Mikey also mentioned Kurt’s cameo in Allan Weisbecker’s In Search of Captain Zero, a memoir about Weisbecker’s journey through Central America to find his estranged friend, where he crosses paths with Kurt. I happened to be at my parents’ place and remembered reading that book as a kid. I dug around in my old room, found a copy, and flipped through it until I found the sections with Kurt. Let’s revisit:
“There were a few familiar faces bobbing in the lineup, guys I’d seen in rown, including Kurt Van Dyke, to whom Christopher had introduced me soon after my arrival. The nephew of big wave legend Fred Van Dyke, Kurt was owner of the Puerto Viejo hotel, which largely catered to visiting surfers. Kurt and I would eventually become friends, but it would be in spite of my history with Christopher, not because of it. As it was, on this, my first Salsa Brava go-out, Kurt vouchsafed me no more than a sour nod when I said “Hi.” This was a tight-knit group, I sensed; my presence was pointedly ignored.”

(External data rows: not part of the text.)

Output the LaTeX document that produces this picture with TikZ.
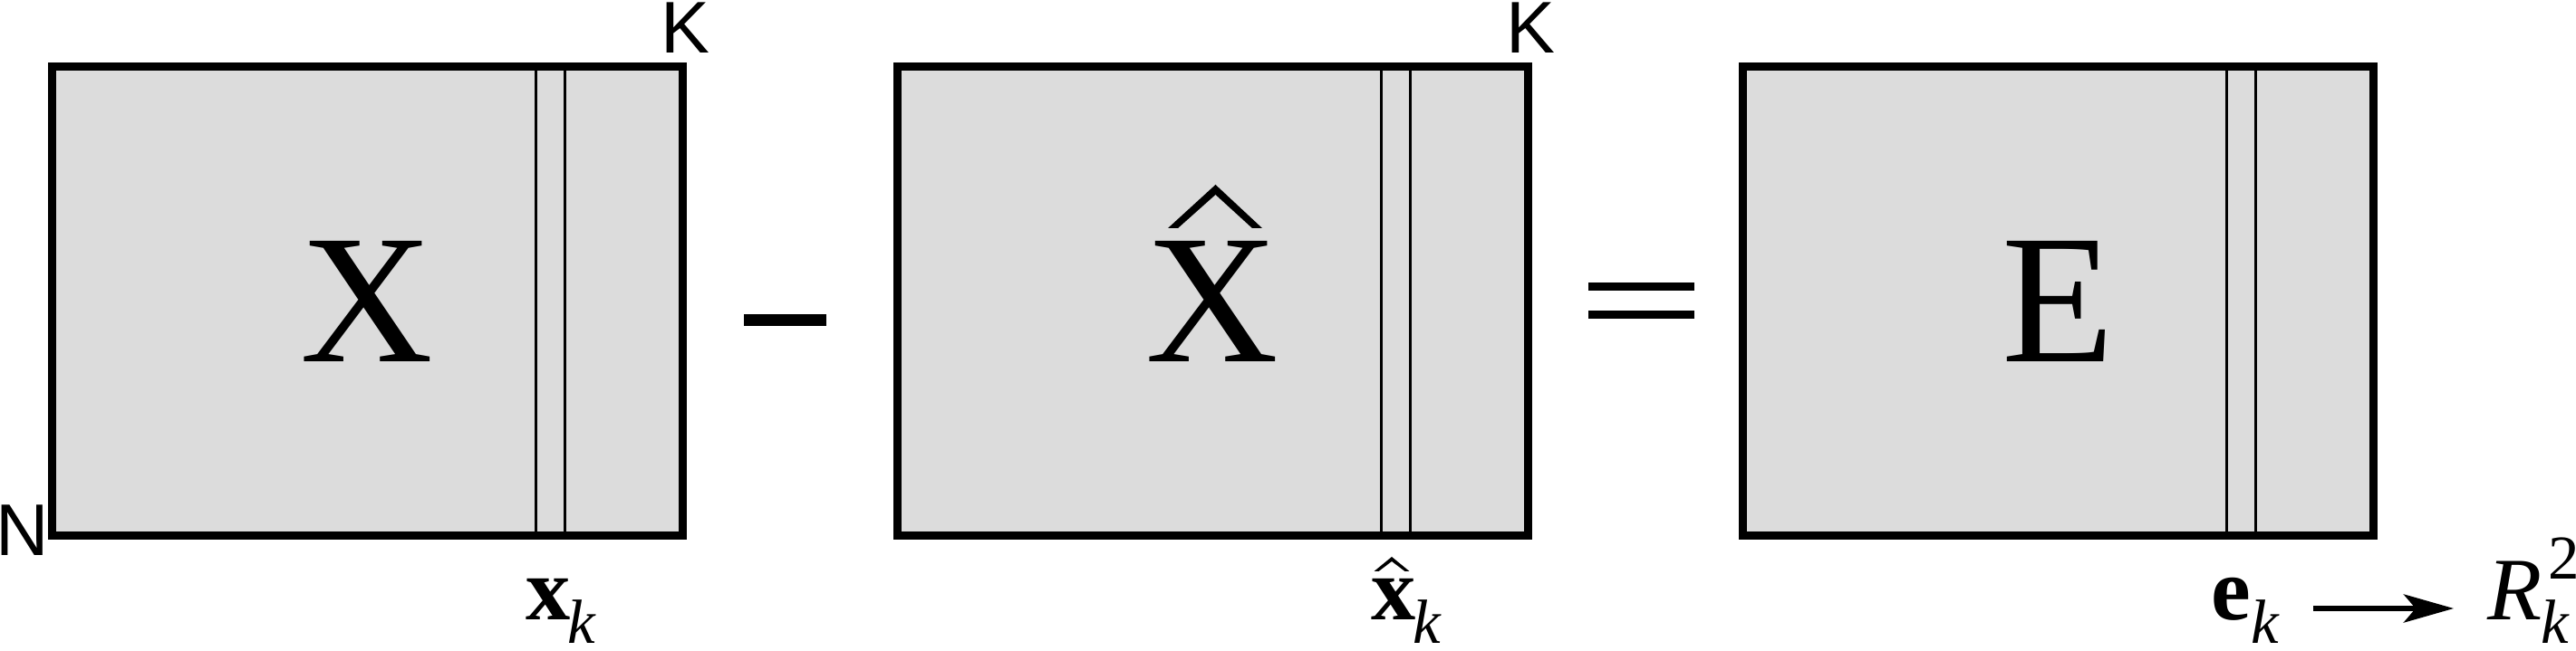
\documentclass[tikz,border=0pt]{standalone}
\usepackage{fontspec}
\setmainfont{Liberation Serif}
\newfontfamily\sansf{Liberation Sans}
\usetikzlibrary{arrows.meta,calc}
\definecolor{matfill}{RGB}{220,220,220}
\newcommand\subf{\fontsize{19.6}{20}\selectfont}
\begin{document}
\begin{tikzpicture}[x=0.01cm,y=-0.01cm,
  matbox/.style={draw=black,fill=matfill,line width=2.6pt,minimum width=6.955cm,minimum height=5.17cm,inner sep=0pt,outer sep=0pt},
  strip/.style={line width=0.85pt},
  bigletter/.style={inner sep=0pt,font=\fontsize{57.8}{60}\selectfont},
  dimlab/.style={inner sep=0pt,font=\sansf\fontsize{23}{25}\selectfont},
  vlab/.style={inner sep=0pt,anchor=base west,font=\fontsize{28}{30}\selectfont},
  hatshape/.style={fill=black,draw=none},
  opbar/.style={fill=black,draw=none},
  arr/.style={line width=1.7pt,-{Stealth[length=0.55cm,width=0.31cm,inset=0.13cm]}}
]
\useasboundingbox[fill=white] (0,0) rectangle (2843,719);

% matrices
\node[matbox] (A) at (405.25,332.5) {};
\node[matbox] (B) at (1338.25,332.5) {};
\node[matbox] (C) at (2271.25,332.5) {};

% column strips
\foreach \m in {A,B,C}{
  \draw[strip] ([xshift=5.342cm]\m.north west) -- ([xshift=5.342cm]\m.south west);
  \draw[strip] ([xshift=5.658cm]\m.north west) -- ([xshift=5.658cm]\m.south west);
}

% big letters
\node[bigletter] (Xa) at (A) {X};
\node[bigletter] (Xb) at (B) {X};
\node[bigletter] (Ec) at (C) {E};
\fill[hatshape] (1289,252) -- (1341.5,204) -- (1393,252) -- (1382,252) -- (1341.5,215) -- (1300,252) -- cycle;

% dimension labels
\node[dimlab] (K1) at (756,31) {K};
\node[dimlab] (K2) at (1689,31) {K};
\node[dimlab] (N) at (25,586) {N};

% operators
\fill[opbar] (821,347.5) rectangle (912,360.5);
\fill[opbar] (1752.6,312) rectangle (1869.8,321);
\fill[opbar] (1752.6,343.5) rectangle (1869.8,352.5);

% vector labels
\node[vlab] (xk) at (580,685) {\textbf{x}\hspace{-1pt}\raisebox{-7.2pt}{\subf\itshape k}};
\node[vlab] (xhk) at (1513,685) {\textbf{x}\hspace{-1pt}\raisebox{-7.2pt}{\subf\itshape k}};
\fill[hatshape] (1516.5,631) -- (1536,615) -- (1555.5,631) -- (1550.5,631) -- (1536,620) -- (1521.5,631) -- cycle;
\node[vlab] (ek) at (2440,685) {\textbf{e}\raisebox{-7.2pt}{\subf\itshape k}};
\node[vlab] (R) at (2745,685) {\itshape R\rlap{\hspace{2pt}\raisebox{12.8pt}{\subf\upshape 2}}\hspace{-0.5pt}\raisebox{-7.2pt}{\subf k}};

\coordinate (ay) at (0,672);
\draw[arr,shorten <=0.37cm,shorten >=0.37cm] (ek.east |- ay) -- (R.west |- ay);
\end{tikzpicture}
\end{document}
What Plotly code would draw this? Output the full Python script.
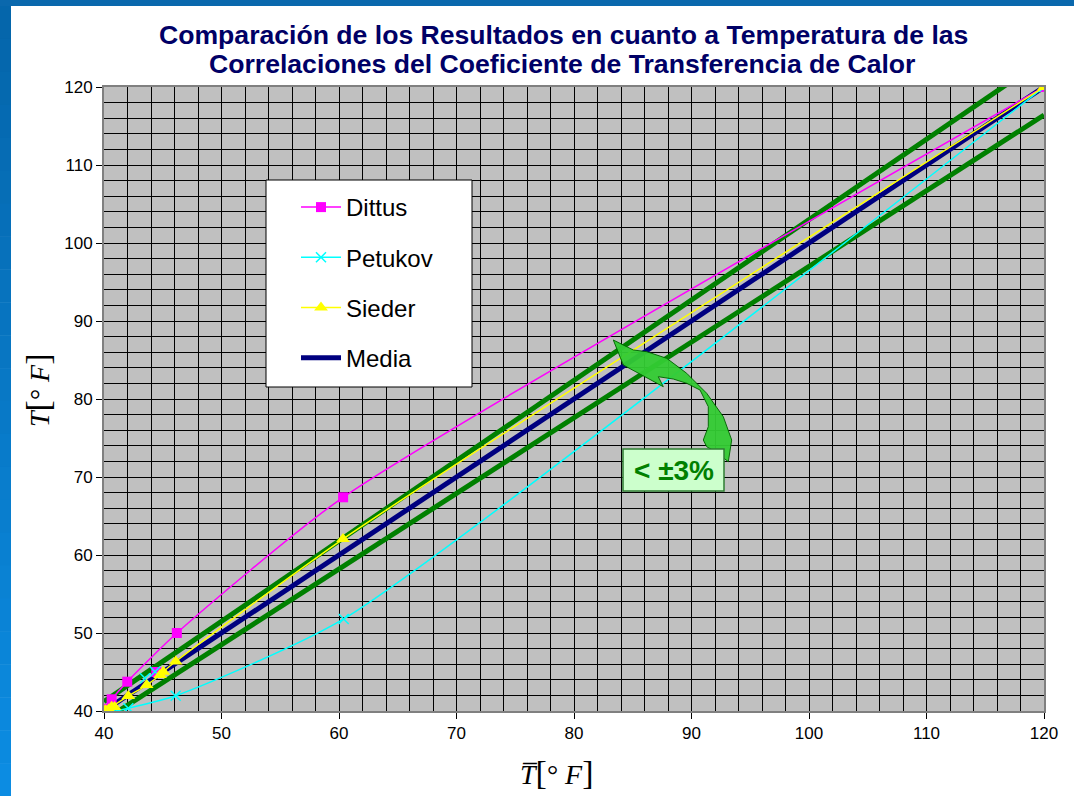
import plotly.graph_objects as go

# ---------------- data ----------------
dittus_x = [40.1, 40.65, 41.98, 46.2, 60.35, 120.0]
dittus_y = [40.3, 41.5, 43.76, 50.0, 67.4, 120.0]
dittus_extra_x = [44.45]
dittus_extra_y = [45.0]

petukov_x = [40.1, 40.8, 42.07, 46.1, 60.4, 120.0]
petukov_y = [40.05, 39.95, 40.35, 41.95, 51.8, 120.0]
petukov_extra_x = [43.49, 44.34]
petukov_extra_y = [44.19, 45.04]

sieder_x = [40.1, 40.65, 42.07, 43.63, 44.77, 45.05, 46.1, 60.34, 120.0]
sieder_y = [40.1, 40.55, 41.92, 43.33, 44.62, 45.04, 46.35, 62.05, 120.0]
sieder_extra_x = [40.2, 40.4, 40.9]
sieder_extra_y = [40.0, 40.2, 40.5]

media_x = [40.0, 120.0]
media_y = [40.0, 120.0]

band_x = [40.0, 120.0]
band_upper = [41.2, 123.6]
band_lower = [38.8, 116.4]

x_ticks = [40, 50, 60, 70, 80, 90, 100, 110, 120]
y_ticks = [40, 50, 60, 70, 80, 90, 100, 110, 120]

title_lines = ["Comparación de los Resultados en cuanto a Temperatura de las",
               "Correlaciones del Coeficiente de Transferencia de Calor"]
band_label = "< ±3%"

# ---------------- layout helpers (pixel -> data) ----------------
PX_L, PX_R, PX_T, PX_B = 104, 1044, 87, 711
W, H = 1074, 796


def px2x(p):
    return 40 + (p - PX_L) * 80 / (PX_R - PX_L)


def px2y(p):
    return 40 + (PX_B - p) * 80 / (PX_B - PX_T)


def pxx(p):  # paper x
    return (p - PX_L) / (PX_R - PX_L)


def pxy(p):  # paper y
    return (PX_B - p) / (PX_B - PX_T)


fig = go.Figure()

GREEN = "#008000"
for yy in (band_upper, band_lower):
    fig.add_trace(go.Scatter(x=band_x, y=yy, mode="lines",
                             line=dict(color=GREEN, width=5),
                             showlegend=False, hoverinfo="skip"))

fig.add_trace(go.Scatter(x=media_x, y=media_y, mode="lines", name="Media",
                         line=dict(color="#000080", width=5),
                         legendgroup="d", legendrank=4))

SM = 0.6
fig.add_trace(go.Scatter(x=dittus_x, y=dittus_y, mode="lines+markers", name="Dittus",
                         line=dict(color="#FF00FF", width=1.5, shape="spline", smoothing=SM),
                         marker=dict(symbol="square", size=10, color="#FF00FF"),
                         legendgroup="a", legendrank=1))
fig.add_trace(go.Scatter(x=dittus_extra_x, y=dittus_extra_y, mode="markers",
                         marker=dict(symbol="square", size=10, color="#FF00FF"),
                         showlegend=False, legendgroup="a"))

fig.add_trace(go.Scatter(x=petukov_x, y=petukov_y, mode="lines+markers", name="Petukov",
                         line=dict(color="#00FFFF", width=1.5, shape="spline", smoothing=SM),
                         marker=dict(symbol="x-thin", size=10, color="#00FFFF",
                                     line=dict(color="#00FFFF", width=1.5)),
                         legendgroup="b", legendrank=2))
fig.add_trace(go.Scatter(x=petukov_extra_x, y=petukov_extra_y, mode="markers",
                         marker=dict(symbol="x-thin", size=10, color="#00FFFF",
                                     line=dict(color="#00FFFF", width=1.5)),
                         showlegend=False, legendgroup="b"))

fig.add_trace(go.Scatter(x=sieder_x, y=sieder_y, mode="lines+markers", name="Sieder",
                         line=dict(color="#FFFF00", width=1.5, shape="spline", smoothing=SM),
                         marker=dict(symbol="triangle-up", size=12, color="#FFFF00"),
                         legendgroup="c", legendrank=3))
fig.add_trace(go.Scatter(x=sieder_extra_x, y=sieder_extra_y, mode="markers",
                         marker=dict(symbol="triangle-up", size=12, color="#FFFF00"),
                         showlegend=False, legendgroup="c"))

shapes = []
# blue frame strips
shapes.append(dict(type="rect", xref="paper", yref="paper",
                   x0=pxx(0), x1=pxx(W), y0=pxy(0), y1=pxy(6),
                   fillcolor="#0A68AD", line=dict(width=0), layer="above"))
N = 24
for i in range(N):
    t = i / (N - 1)
    r = int(5 + (12 - 5) * t)
    g = int(0x66 + (0x8C - 0x66) * t)
    b = int(0xAB + (0xE2 - 0xAB) * t)
    y0p = 6 + (H - 6) * i / N
    y1p = 6 + (H - 6) * (i + 1) / N
    shapes.append(dict(type="rect", xref="paper", yref="paper",
                       x0=pxx(0), x1=pxx(11), y0=pxy(y0p), y1=pxy(y1p + 0.5),
                       fillcolor=f"rgb({r},{g},{b})", line=dict(width=0), layer="above"))

# legend box
shapes.append(dict(type="rect", xref="paper", yref="paper",
                   x0=pxx(266), x1=pxx(472), y0=pxy(180), y1=pxy(387),
                   fillcolor="white", line=dict(color="black", width=1), layer="above"))

# curved arrow
arrow_px = [(613.3, 340), (633.3, 350), (646.7, 351.7), (666.7, 358.3), (686.7, 373.3),
            (706.7, 393.3), (723.3, 416.7), (731.7, 440), (728.3, 461.7),
            (716, 452), (706.7, 446.7), (703.3, 440), (708.3, 426.7), (708.3, 406.7),
            (700, 390), (686.7, 383.3), (673.3, 379), (658.3, 376.7), (663.3, 386.7),
            (623.3, 365)]
path = "M " + " L ".join(f"{px2x(a):.3f},{px2y(b):.3f}" for a, b in arrow_px) + " Z"
shapes.append(dict(type="path", xref="x", yref="y", path=path,
                   fillcolor="#33CC33", opacity=0.95,
                   line=dict(color="#006600", width=1), layer="above"))

# label box
shapes.append(dict(type="rect", xref="paper", yref="paper",
                   x0=pxx(623), x1=pxx(724), y0=pxy(449), y1=pxy(491),
                   fillcolor="#CCFFCC", line=dict(color="#2E7D32", width=1.5), layer="above"))

TITLE_FONT = dict(family="Liberation Sans, Arial", size=26.6, color="#000066")
annotations = [
    dict(text="<b>" + title_lines[0] + "</b>", xref="paper", yref="paper",
         x=pxx(563), y=pxy(35), xanchor="center", yanchor="middle", showarrow=False,
         font=TITLE_FONT),
    dict(text="<b>" + title_lines[1] + "</b>", xref="paper", yref="paper",
         x=pxx(562), y=pxy(64), xanchor="center", yanchor="middle", showarrow=False,
         font=TITLE_FONT),
    dict(text="<b>" + band_label + "</b>", xref="paper", yref="paper", x=pxx(673.5), y=pxy(470),
         xanchor="center", yanchor="middle", showarrow=False,
         font=dict(family="Liberation Sans, Arial", size=28, color="#008000")),
    dict(text="<i>T</i><span style='font-size:34px'>[</span>° <i>F</i><span style='font-size:34px'>]</span>",
         xref="paper", yref="paper", x=pxx(37), y=pxy(390), textangle=-90,
         xanchor="center", yanchor="middle", showarrow=False,
         font=dict(family="Liberation Serif, Times New Roman", size=28, color="black")),
    dict(text="<i>T\u0305</i><span style='font-size:34px'>[</span>° <i>F</i><span style='font-size:34px'>]</span>",
         xref="paper", yref="paper", x=pxx(557), y=pxy(772),
         xanchor="center", yanchor="middle", showarrow=False,
         font=dict(family="Liberation Serif, Times New Roman", size=28, color="black")),
]

axis_common = dict(
    range=[40, 120], dtick=10, tick0=40, showgrid=True, gridcolor="black", gridwidth=1,
    minor=dict(dtick=2, showgrid=True, gridcolor="black", gridwidth=1, ticks=""),
    ticks="outside", ticklen=6, tickcolor="black", tickwidth=1,
    showline=True, linecolor="#808080", linewidth=2, mirror=True, zeroline=False,
    tickfont=dict(family="Liberation Sans, Arial", size=17, color="black"),
)

fig.update_layout(
    width=W, height=H,
    margin=dict(l=PX_L, r=W - PX_R, t=PX_T, b=H - PX_B, pad=0),
    paper_bgcolor="white", plot_bgcolor="#C0C0C0",
    xaxis=dict(axis_common, tickvals=x_ticks),
    yaxis=dict(axis_common, tickvals=y_ticks),
    shapes=shapes, annotations=annotations,
    showlegend=True,
    legend=dict(x=pxx(296), y=pxy(185), xanchor="left", yanchor="top",
                bgcolor="rgba(0,0,0,0)", borderwidth=0,
                font=dict(family="Liberation Sans, Arial", size=24, color="black"),
                traceorder="grouped", tracegroupgap=16, itemwidth=40),
)

fig.write_html("out.html", config={"displayModeBar": False},
               post_script="document.body.style.margin='0';")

“I looked outside to see Kurt Van Dyke tucked into the last and biggest wave of the set, an immense open-ended barrel from which he emerged unscathed onto a wonderfully flat, innocuous shoulder, his board decelerating from some absurd velocity to a slow plane right in front of me. Falling in beside him for the paddle back out, my voice broke into an embarrassingly high squeak as I yelled, ‘I want one of those!’
‘Go for it, bro,’ Kurt replied, my enthusiasm for his accomplishment breaking down the first barrier between us. ‘Sit in the pit and catch a fat one.’”
“Kurt was out, lurking deep in the pit at first point to the south of the pack, just outside the swirling boils that mark the shallowest point of that jagged, treacherous sea bottom. The southern lineup point is the real deal at Salsa, where sneaker sets and unmakeable rogue walls make wave selection difficult and critical. I approached from the channel to the south, so my view was back-door—from behind the peak—as Kurt launched himself over the edge of a fat, nasty one, a near mutant. I winced, thinking no way he’ll make that, but then he popped out over the shoulder 40, 50 yards down the line with a hoot and both arms raised, indicating hed been deeply barreled. Kurt was fearless here; he had been surfing Salsa for 10 years.”
While the typical assumption for an expat murder in Central America might point to drug running or other illegal dealings, Weisbecker had this to say about Kurt:
“One thing I quickly came to realise about the boys who rode Salsa Brava was that none of them was involved in the local drug scene. Although joints were smoked and beer-bingering not unheard of, white drug-taking was shunned. It just wasn’t done.”
There’s clearly more to this story, and when more details emerge, we’ll report on them. But for now, let’s take a moment to reflect and remember Kurt. RIP.